The New York Times Has a Commercial Scoop for Golden Globes Crowd

Longtime devotees of The New York Times read the publication for “all the news that’s fit to print.” But the company behind the outlet’s headlines wants to strike a deeper chord with readers both current and potential.

The Times will run a new TV commercial this Sunday during NBC’s Golden Globes broadcast that highlights its recent spate of scoops in the area of sexual harassment. For months, the Times has unveiled shocking allegations against luminaries such as Harvey Weinstein and Bill O’Reilly, and the coverage has helped to spur investigations of other famous people, part of a larger movement that seeks to stop harassment in industries where it has historically been tolerated and even quietly ignored. NBC’s Globes broadcast seems tailor-made for such a pitch as the entertainment and media industries have been under a microscope while revelations have swirled around producers, actors and TV-news journalists.

While The Times is proud of its journalism, it also wants to use its recent achievements to spark a different sort of movement. “The essential problem our marketing is trying to solve is that the news is a high-involvement, high-interest category, but most people in this country don’t pay for it,” said David Rubin, senior vice president and head of brand for The New York Times, in an interview. “Most people are getting their product for free. Our job is to get more people to see they need to pay for it directly.”

The new ad surfaced first on NBC’s Friday broadcast of “Megyn Kelly Today,” during which the host interviewed two Times journalists involved in recent stories about harassment, Emily Steel and Meghan Twohey.

For the past year, The Times has been acting as if it were a different kind of advertiser. Newspaper companies for decades typically relied on direct-response commercials to solicit people to buy subscriptions. The brand-building, as it were, came through the daily (now hourly or minute-by-minute) dissemination of news product. Rubin acknowledges The Times is hardly Procter & Gamble or Apple, two companies that sink hundreds of millions of dollars into TV advertising every year. But, he adds, his company can use TV commercials in strategic fashion.

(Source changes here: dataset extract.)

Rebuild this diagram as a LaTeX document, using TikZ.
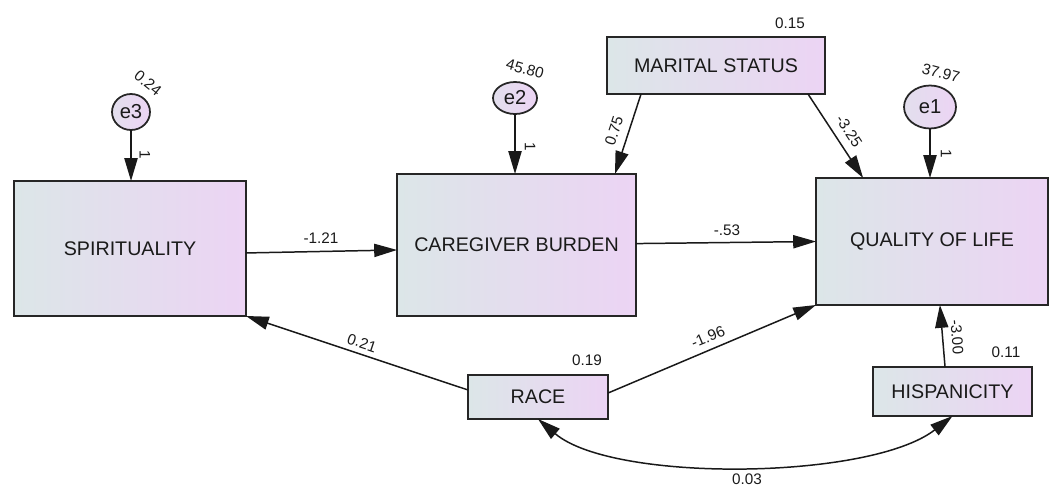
\documentclass[tikz,border=0pt]{standalone}
\usepackage{fontspec}
\setmainfont{Liberation Sans}
\usetikzlibrary{arrows.meta,calc,shapes.geometric}
\definecolor{gl}{HTML}{DCE6E8}
\definecolor{gr}{HTML}{ECD4F4}
\definecolor{txt}{HTML}{1A1A1A}
\tikzset{
  var/.style={rectangle, draw=black!85, line width=1.1pt, left color=gl, right color=gr,
    outer sep=0pt, inner sep=0pt, text=txt, font=\fontsize{11.2}{12}\selectfont},
  err/.style={ellipse, draw=black!85, line width=1pt, left color=gl!60!gr, right color=gr,
    outer sep=0pt, inner sep=0pt, text=txt, font=\fontsize{11.5}{12}\selectfont},
  conn/.style={line width=0.85pt, draw=black!90, -{Triangle[length=13pt,width=7.5pt]}},
  biconn/.style={line width=0.85pt, draw=black!90, {Triangle[length=13pt,width=7.5pt]}-{Triangle[length=13pt,width=7.5pt]}},
  lab/.style={inner sep=0pt, text=txt, font=\fontsize{8.7}{10}\selectfont},
}
\begin{document}
\begin{tikzpicture}[x=0.02cm,y=-0.02cm]
\useasboundingbox (0,0) rectangle (1053,497);
% variables
\node[var, minimum width=4.64cm, minimum height=2.70cm] (spir) at (130,248.5) {SPIRITUALITY};
\node[var, minimum width=4.78cm, minimum height=2.84cm] (care) at (516.5,245) {CAREGIVER BURDEN};
\node[var, minimum width=4.36cm, minimum height=1.14cm] (mar) at (716,65.5) {MARITAL STATUS};
\node[var, minimum width=4.64cm, minimum height=2.54cm] (qol) at (932,241.5) {QUALITY OF LIFE};
\node[var, minimum width=2.80cm, minimum height=0.88cm] (race) at (538,397) {RACE};
\node[var, minimum width=3.18cm, minimum height=0.98cm] (hisp) at (952.5,391.5) {HISPANICITY};
% error terms
\node[err, minimum width=0.76cm, minimum height=0.72cm] (e3) at (131,112) {e3};
\node[err, minimum width=0.88cm, minimum height=0.64cm] (e2) at (515,98) {e2};
\node[err, minimum width=1.04cm, minimum height=0.86cm] (e1) at (930,107) {e1};
% connectors
\draw[conn] (e3.south) -- (e3.south |- spir.north);
\draw[conn] (e2.south) -- (e2.south |- care.north);
\draw[conn] (e1.south) -- (e1.south |- qol.north);
\draw[conn] ($(spir.north east)!0.533!(spir.south east)$) -- ($(care.north west)!0.535!(care.south west)$);
\draw[conn] ($(care.north east)!0.49!(care.south east)$) -- ($(qol.north west)!0.50!(qol.south west)$);
\draw[conn] ($(mar.south west)!0.156!(mar.south east)$) -- ($(care.north west)!0.912!(care.north east)$);
\draw[conn] ($(mar.south west)!0.922!(mar.south east)$) -- ($(qol.north west)!0.203!(qol.north east)$);
\draw[conn] ($(race.north west)!0.34!(race.south west)$) -- (spir.south east);
\draw[conn] ($(race.north east)!0.41!(race.south east)$) -- (qol.south west);
\draw[conn] ($(hisp.north west)!0.453!(hisp.north east)$) -- ($(qol.south west)!0.534!(qol.south east)$);
\draw[biconn] (race.south) .. controls +(75,64) and +(-82,64) .. (hisp.south);
% labels
\node[lab, rotate=-39] (l1) at (148,83) {0.24};
\node[lab, rotate=-16] (l2) at (525,69) {45.80};
\node[lab, rotate=-15] (l3) at (941,73) {37.97};
\node[lab, rotate=-90] (l4) at (145,155) {1};
\node[lab, rotate=-90] (l5) at (530,147) {1};
\node[lab, rotate=-90] (l6) at (946,154) {1};
\node[lab, rotate=72] (l7) at (614,131) {0.75};
\node[lab, rotate=-56.5] (l8) at (849,131) {-3.25};
\node[lab] (l9) at (790,23) {0.15};
\node[lab] (l10) at (321,238) {-1.21};
\node[lab] (l11) at (727,230) {-.53};
\node[lab, rotate=-18.4] (l12) at (362,343) {0.21};
\node[lab, rotate=22.7] (l13) at (708,337) {-1.96};
\node[lab] (l14) at (587,360) {0.19};
\node[lab, rotate=-85.4] (l15) at (957,337) {-3.00};
\node[lab] (l16) at (1006,352) {0.11};
\node[lab] (l17) at (747,479) {0.03};
\end{tikzpicture}
\end{document}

“We have our share of sales and immediate offers,” says Rubin. “The big task is to get more people interested in paying for the news, and paying for our news.”  TV ads can make an impression when placed in broadcasts centered around topics related to big stories where Times journalism has dominated, he suggested. “We are not the largest spender on television,” he added. When the company does choose to run a TV ad, he said,  it would be  related “to a thing people really care about and we’ve often had a role in their caring about it.”

The key to New York Times Co.’s recent financial health has been subscriptions to its digital products. The company boasted approximately 2.49 million paid digital-only subscriptions at the end of the third quarter of 2017, representing a 59.1 % percent increase compared with the year-earlier period. But that was accompanied by a 9% decrease in overall ad revenue and a 20.1% dip in revenue from print advertising. Rubin said the company hopes its distinctive TV ads, crafted by agency Droga5, spark new conversation and interest among big audiences,  while digital and direct–response advertising prod people toward a transaction. The Times is also working with Omnicom Group media buyer Hearts & Science.

The Times has been lockstep in a growing movement. In 2017, the company ran a commercial in ABC’s Oscars broadcast for the first time talking about its efforts to find the truth for its subscribers during a time when that very thing has been stretched by the actions of the Trump administration. In October, Time Warner’s CNN launched a promotional salvo demonstrating to viewers how it focuses on facts first. One of the promos shows a stark picture of an apple on the screen, while music plays. “This is an apple,” says a narrator. “Some people might try to tell you that it’s a banana. They might scream ‘Banana. Banana. Banana.’ over and over and over again. They might put ‘banana’ in all caps. You might even start to believe that this is a banana. But it’s not,” counsels the voice. “This is an apple.”

Expect The Times to continue to use TV when appropriate, said Rubin, who indicated the company would consider specific broadcasts. “We are not advertising to drive awareness,” he said. “We are advertising to get people to realize the difference our journalism offers. We want them to support us.”